Январь 1919-го. Никому еще неведомо, что сознание Нижинского уже тонет во мраке. Поселившись с семьей в Санкт-Морице, он борется с паническими состояниями и расстройством речи, и ночи напролет марает бумагу красными и черными кругами, непонятными фразами. Девятнадцатого числа он приглашен выступить в отель Сюрветта перед самой роскошной публикой. Благотворительный вечер, организованный Красным Крестом в пользу военных сирот. Под аплодисменты звезда, которую так ждут, наконец появляется. Не угодно ли ему станцевать отрывки из «Баядерки» или «Павильона Армиды»? Ничуть не бывало. Нижинский ни с того ни с сего заявляет: он передаст мимикой ужасы войны, изобразит муки солдат. И, без перехода, внезапно прыгает как бешеный зверь, бросается на пол, ползет, вертится, ревет, блуждает, подставляет грудь прямо под артиллерийский залп, лицо искажается гримасой боли; он поднимается, скручивается штопором, извивается всем телом; он – словно оживший рисунок Оскара Кокошки. Нижинский волочит ноги как раненый, вопит в ярости, схватившись за голову, как персонаж картины Мунка «Крик»; он исполняет ряд туров и пике, делает вид, будто оседает на пол, чтобы ловчее перепрыгнуть пространство одним скачком.
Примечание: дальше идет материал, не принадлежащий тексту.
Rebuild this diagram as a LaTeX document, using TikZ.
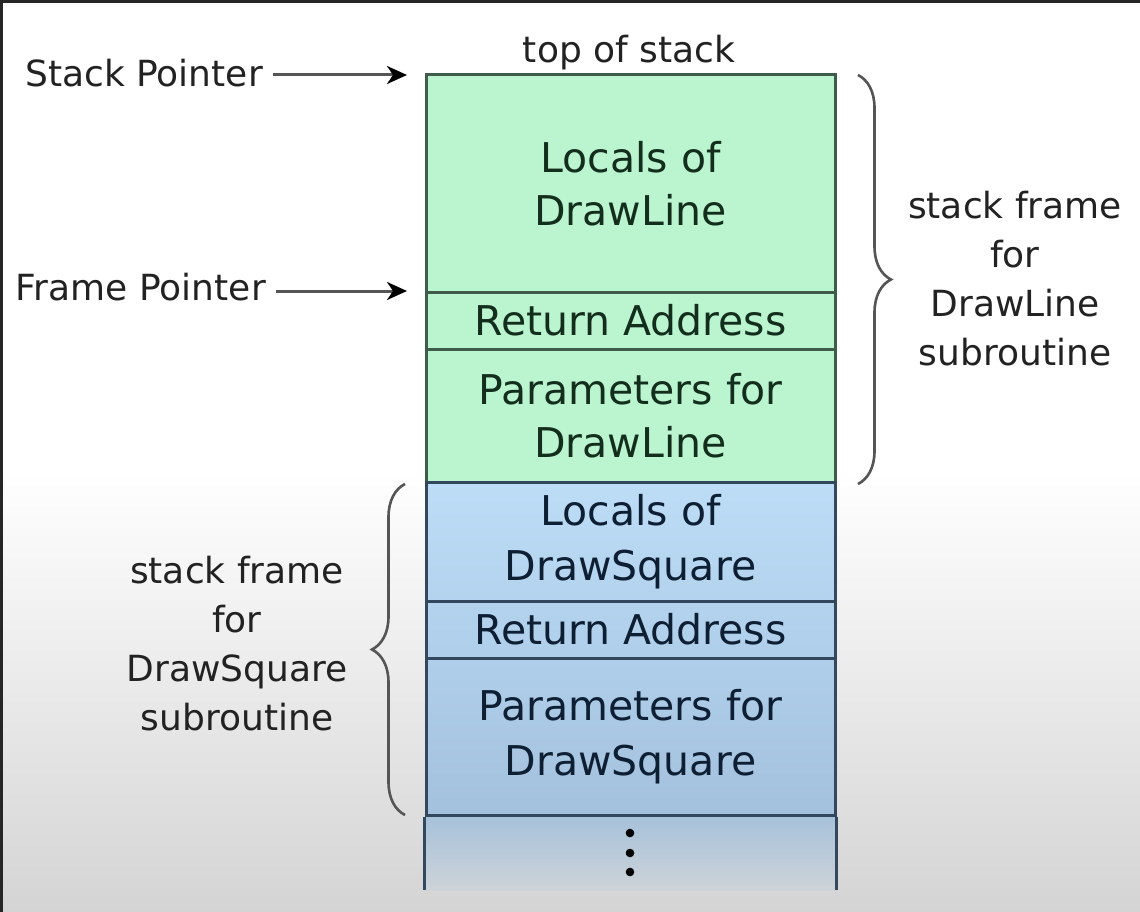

Смутные воспоминания об исполненных когда-то ролях на сцене вдруг проявляются поверх этой безумной жестикуляции… безумной, однако обладавшей невыразимой силой и красотой, как рассказывали потом. Вот он кидается прямо на публику, страшно рыгает, кажется, что булькают и лопаются пузыри закипевшей крови, брызнувшей из перерезанного горла; вот он грозит кому-то из зрителей… Тут этому половодью гнева приходит конец. Его хватают, остервенело хлещут по щекам, закатывают рукав, чтобы срочно вколоть успокоительное, уводят подальше от глаз публики. В ближайшие несколько дней Вацлав напишет текст, полный чистого безумия и столь же чистой поэзии.
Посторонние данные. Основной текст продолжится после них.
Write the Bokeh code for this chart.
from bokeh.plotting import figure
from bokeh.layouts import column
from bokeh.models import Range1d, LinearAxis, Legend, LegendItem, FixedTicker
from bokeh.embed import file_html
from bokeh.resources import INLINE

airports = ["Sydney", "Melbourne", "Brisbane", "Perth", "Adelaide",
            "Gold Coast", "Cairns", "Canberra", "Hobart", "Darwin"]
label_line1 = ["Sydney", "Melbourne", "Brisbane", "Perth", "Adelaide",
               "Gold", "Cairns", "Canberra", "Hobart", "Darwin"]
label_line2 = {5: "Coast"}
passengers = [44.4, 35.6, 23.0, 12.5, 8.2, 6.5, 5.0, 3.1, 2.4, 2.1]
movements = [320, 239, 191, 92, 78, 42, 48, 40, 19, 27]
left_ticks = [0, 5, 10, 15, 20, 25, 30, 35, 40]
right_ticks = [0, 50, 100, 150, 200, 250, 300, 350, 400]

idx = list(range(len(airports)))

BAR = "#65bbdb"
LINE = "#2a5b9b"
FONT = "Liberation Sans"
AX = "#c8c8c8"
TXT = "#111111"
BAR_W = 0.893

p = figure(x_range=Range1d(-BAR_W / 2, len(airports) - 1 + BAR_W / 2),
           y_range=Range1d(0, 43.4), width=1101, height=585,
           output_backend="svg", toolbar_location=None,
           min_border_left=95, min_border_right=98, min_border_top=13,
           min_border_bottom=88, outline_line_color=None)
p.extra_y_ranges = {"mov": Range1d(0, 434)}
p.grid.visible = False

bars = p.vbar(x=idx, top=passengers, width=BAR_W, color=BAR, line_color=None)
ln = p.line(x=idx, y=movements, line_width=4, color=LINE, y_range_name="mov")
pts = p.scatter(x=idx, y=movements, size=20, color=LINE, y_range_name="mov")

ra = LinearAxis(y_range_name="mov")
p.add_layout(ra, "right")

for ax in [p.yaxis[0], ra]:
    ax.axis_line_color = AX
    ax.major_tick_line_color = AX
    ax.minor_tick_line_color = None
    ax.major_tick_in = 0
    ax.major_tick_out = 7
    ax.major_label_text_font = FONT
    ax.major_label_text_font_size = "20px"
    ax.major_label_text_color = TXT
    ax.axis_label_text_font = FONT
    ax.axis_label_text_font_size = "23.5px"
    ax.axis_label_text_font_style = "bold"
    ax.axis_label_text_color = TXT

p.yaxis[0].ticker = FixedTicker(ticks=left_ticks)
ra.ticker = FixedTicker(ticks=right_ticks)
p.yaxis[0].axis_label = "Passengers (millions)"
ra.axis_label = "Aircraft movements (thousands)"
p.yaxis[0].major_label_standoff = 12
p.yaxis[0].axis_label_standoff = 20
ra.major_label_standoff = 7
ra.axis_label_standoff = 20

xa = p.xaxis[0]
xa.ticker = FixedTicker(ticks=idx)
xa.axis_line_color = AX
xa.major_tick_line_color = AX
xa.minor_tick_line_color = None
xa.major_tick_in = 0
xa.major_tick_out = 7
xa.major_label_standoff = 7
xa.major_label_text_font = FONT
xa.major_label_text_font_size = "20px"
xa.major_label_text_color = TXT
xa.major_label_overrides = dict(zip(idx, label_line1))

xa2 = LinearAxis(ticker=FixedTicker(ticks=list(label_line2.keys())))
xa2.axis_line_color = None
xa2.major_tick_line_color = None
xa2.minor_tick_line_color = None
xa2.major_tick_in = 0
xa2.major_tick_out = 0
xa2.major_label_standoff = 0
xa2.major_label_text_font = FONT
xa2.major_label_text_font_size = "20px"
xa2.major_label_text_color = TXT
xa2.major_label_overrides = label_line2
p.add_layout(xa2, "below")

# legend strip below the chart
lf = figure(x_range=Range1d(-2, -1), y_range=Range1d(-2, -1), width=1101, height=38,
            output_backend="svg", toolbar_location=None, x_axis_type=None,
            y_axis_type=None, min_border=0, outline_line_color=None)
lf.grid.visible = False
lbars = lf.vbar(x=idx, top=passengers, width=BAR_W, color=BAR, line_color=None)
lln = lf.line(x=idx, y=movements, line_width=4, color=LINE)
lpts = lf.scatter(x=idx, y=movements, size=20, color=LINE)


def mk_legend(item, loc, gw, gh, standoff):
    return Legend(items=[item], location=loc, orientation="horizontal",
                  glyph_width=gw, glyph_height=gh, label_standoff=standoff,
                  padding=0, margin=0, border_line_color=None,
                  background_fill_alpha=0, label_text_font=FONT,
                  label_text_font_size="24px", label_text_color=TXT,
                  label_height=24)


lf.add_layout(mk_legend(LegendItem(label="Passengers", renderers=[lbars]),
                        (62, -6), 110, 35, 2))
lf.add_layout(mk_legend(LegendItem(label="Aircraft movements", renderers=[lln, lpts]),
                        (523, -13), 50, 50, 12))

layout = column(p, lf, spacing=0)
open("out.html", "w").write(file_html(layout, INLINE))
Величайший артист всех времен состарится среди умалишенных и умрет в 1950 году от почечной недостаточности.
Перо мое дрожит, выводя эти строки. Я, юная балерина, немевшая от робости при виде Стравинского, могла одернуть Вацлава бесцеремонно и грубо – когда он мне противоречил или задевал на репетиции мое самолюбие. Вацлав ворчал, дулся, потом внезапно исчезал и возвращался с букетом цветов. Он любил меня, а мне было наплевать. Нижинский был в меня влюблен. Он сам писал об этом, в чем мне абсолютно чистосердечно призналась его вдова. А я и представить не могла, что он станет так знаменит, – еще больше Стравинского.
Парижская осень
С 1913 года я потеряла Вацлава из виду – но всегда находился кто-нибудь, сообщавший мне о прогрессировании его болезни. Я знала, что Вацлав полностью потерял память – даже забыл, кто он такой. У него была та же медсестра, что ухаживала за Ницше (который, подобно многим другим, расплатился за свой сифилис потерей рассудка), и ее поразили неоднократные схожести их симптомов. Ромола Пульская (Нижинская) привлекла для лечения мужа Фрейда и Адлера, да и вообще кого только ни привлекала. В 1923 году, когда семья жила в Пасси, Нижинский якобы присутствовал в театре «Гайете лирик» на премьере «Свадебки» Стравинского, но хореография Брониславы оставила его совершенно безучастным.
В 1928 году я снова увидела Нижинского. Но уже в последний раз.
Мы с Генри жили тогда в Лондоне, в нашем прелестном домике под номером четыре на Альберт-Роуд. В то время я понемногу отдалялась от «Русских балетов», следовавших своим путем уже без меня, а Ольга Спесивцева блистала в двух «конструктивистских» балетах: «Кошке» Джорджа Баланчина на музыку Анри Соге и «Стальном скоке» Прокофьева, поставленном Мясиным. «Стальной скок» смотрелся как первый балет из жизни советской России, причем в позитивном ключе. Парадокс – если вспомнить, что как раз в это время сводный брат Дягилева был арестован и сослан на Соловецкие острова в Белом море для «морального перевоспитания». В том же году Ида Рубинштейн создала собственную компанию и околдовала публику, станцевав «Болеро» Равеля – наиболее часто исполняемый музыкальный фрагмент. Оригинальную хореографию «Болеро» придумала Бронислава Нижинская – вынуждена здесь уточнить это, ибо слишком многие ныне приписывают хореографию Бежару.